The smart solution for financial advisors by financial advisors

What does the future of financial planning look like? If you ignore all the noise, the changes, the regulations and the economic environment, one thing becomes very clear: the upcoming generation of financial planners is passionate about the industry, clients and the profession.


We are, however, finding that not enough young planners are entering the industry and some of those who do come through the pipeline get lost to other industries. This means that diversity, in terms of age and race, of the financial planning community is suffering. If you consider that only 30% of professional FPI members are under 40 years old, and only 6% of those are younger than 30, this fact is clearly illustrated.

I was told a story the other day of a bright young financial planning student at one of our local universities who graduated with honours and started his career with enthusiasm. His lecturers had high hopes that he would be wildly successful and make a big impact in the industry. A year later, his lecturer bumped into him at a club where he was a DJ.

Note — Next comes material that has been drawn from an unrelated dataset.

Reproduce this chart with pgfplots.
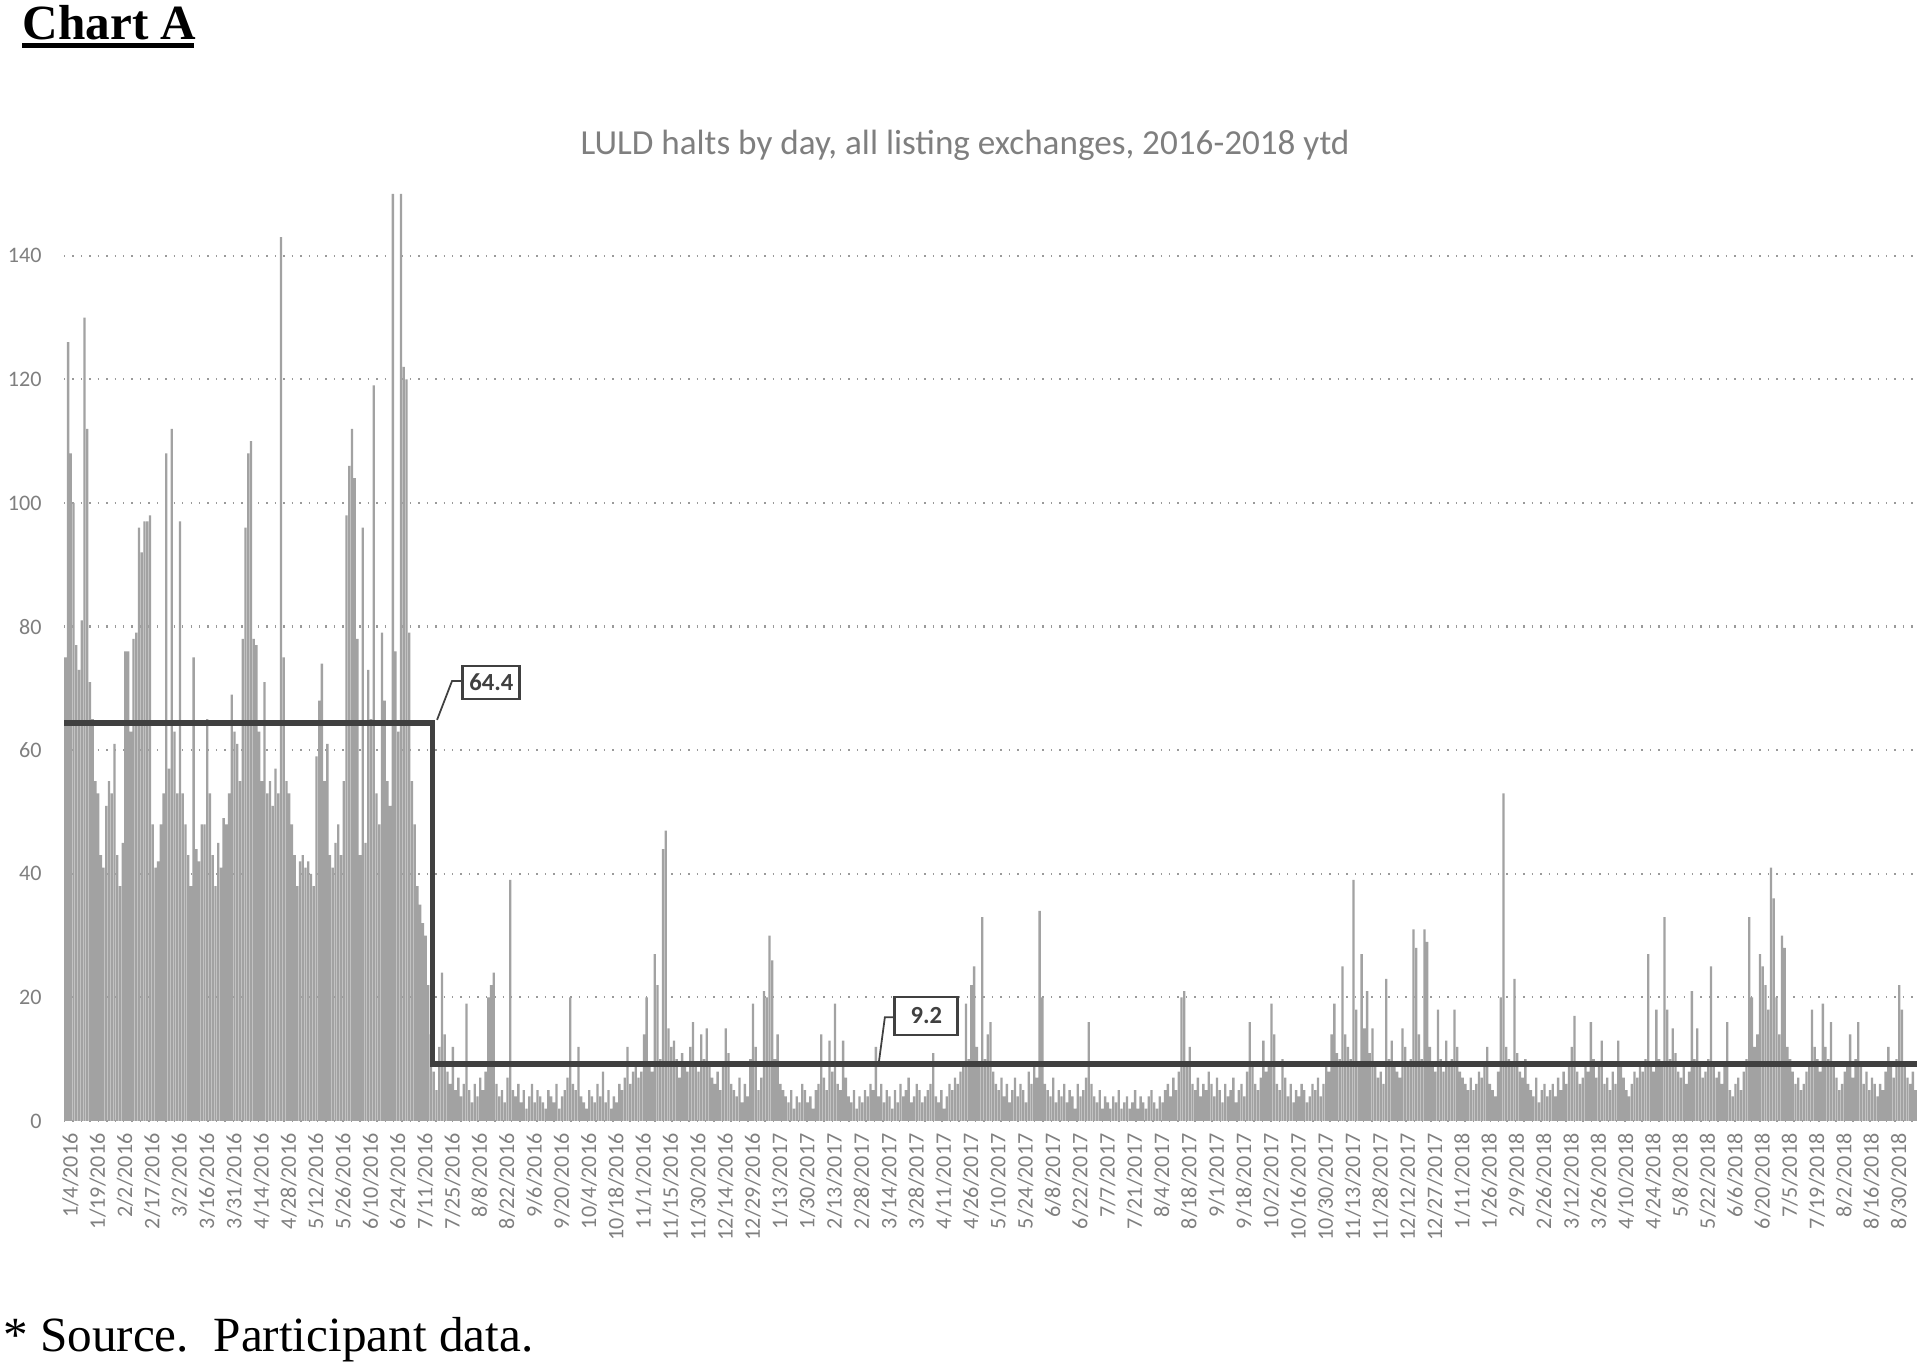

It turned out that his first job in financial advice was a horrible experience. He was given very little training, high targets and no support. This student, now completely disillusioned, will never practice financial planning again. What a loss for our industry.

Two of the main reasons why these young planners do not stay in the industry is lack of support and opportunity. To successfully start a financial planning or financial advisor practice, you need to either have a solid client base or a network to build one from. Alternatively, you need the capital to buy into an existing practice or succeed a retiring financial planner. In many cases, these young planners are first-generation graduates without many of the resources needed to build a business in this manner.

Support for a young financial planner should not just be financial, but also professional and emotional. It can be quite daunting for a graduate to step into their first workplace and be expected to learn the ropes of a professional business in a very short time span. The successful learnership programmes focusing on developing talent in our industry take a minimum of three to four years for candidates who have already completed a post-graduate qualification. This is a long time.

How can the FPI assist in addressing this issue?

We are passionate about mentorship. We need to use the existing skills, knowledge and abilities in the industry to help build the next generation of financial planners, via knowledge transfer.

Nici Macdonald, CFP®, HOD: Certifications and Standards, Financial Planning Institute of Southern Africa

The FPI has a fully developed and structured mentorship programme, designed to run over a minimum period of 12 months to assist in training a new industry entrant in all aspects required to become a fully-fledged financial planner. This programme is based on the FPI Practice Standards (the six steps of financial planning), combined with the six areas of financial planning (financial management as well as estate, tax, retirement, investment and risk planning).

The programme is available to our CERTIFIED FINANCIAL PLANNER® (CFP) professionals free of charge. The FPI assists in implementing the programme into your practice and guides you on the process to be followed. Completing the mentorship programme can be instrumental in ensuring that a young entrant in your practice attains all the knowledge, skills and abilities needed to become a successful financial planner.

Another benefit of this programme is that a young entrant who does not yet qualify to apply for the CFP® professional designation due to not meeting the experience requirement (three years) can overcome this by formally completing the mentorship process. This is attained through structured feedback to the FPI at regular intervals and submitting a portfolio of evidence to be assessed by the FPI (at a fixed cost) on completion of the programme. Should this assessment show that the candidate is competent in the tasks assigned in the programme, he or she will be deemed to have attained the experience needed to become a CFP® professional.

What is expected from a mentor?

The process takes time and commitment from both the mentor and mentee. The words “deliberate mentorship” come to mind. A plan must be put in place, goals need to be set and progress has to be tracked.

In your practice, the mentorship can form part of the office structure. Leverage the knowledge your assistants, practice manager or other financial planners have. Harness the time of your product provider consultants and specialist consultants. Use Continuous Professional Development (CPD) opportunities to instill learning. Spend time with your mentee to teach them the soft skills that you have learnt over the years.

Why do I do this?

There are very few things more rewarding than seeing someone grow and knowing that you had a part in it. Not only will you be transferring the knowledge, skills and abilities you have acquired, but you will also strengthen your own skills and maybe learn some new ones through the process. Should you mentor a new entrant into your practice, you will obtain a valuable resource to help your own business grow and have more efficient and productive employees. The mentees can also continue the mentorship process, which will exponentially increase the benefit to the industry and to the clients we serve.

I want to encourage everyone to start today to make this industry better by practicing deliberate mentorship. Ask yourself what you can share, put a plan together and set the time aside to make sure it happens. By doing this, we will consciously and intentionally grow the financial planning industry.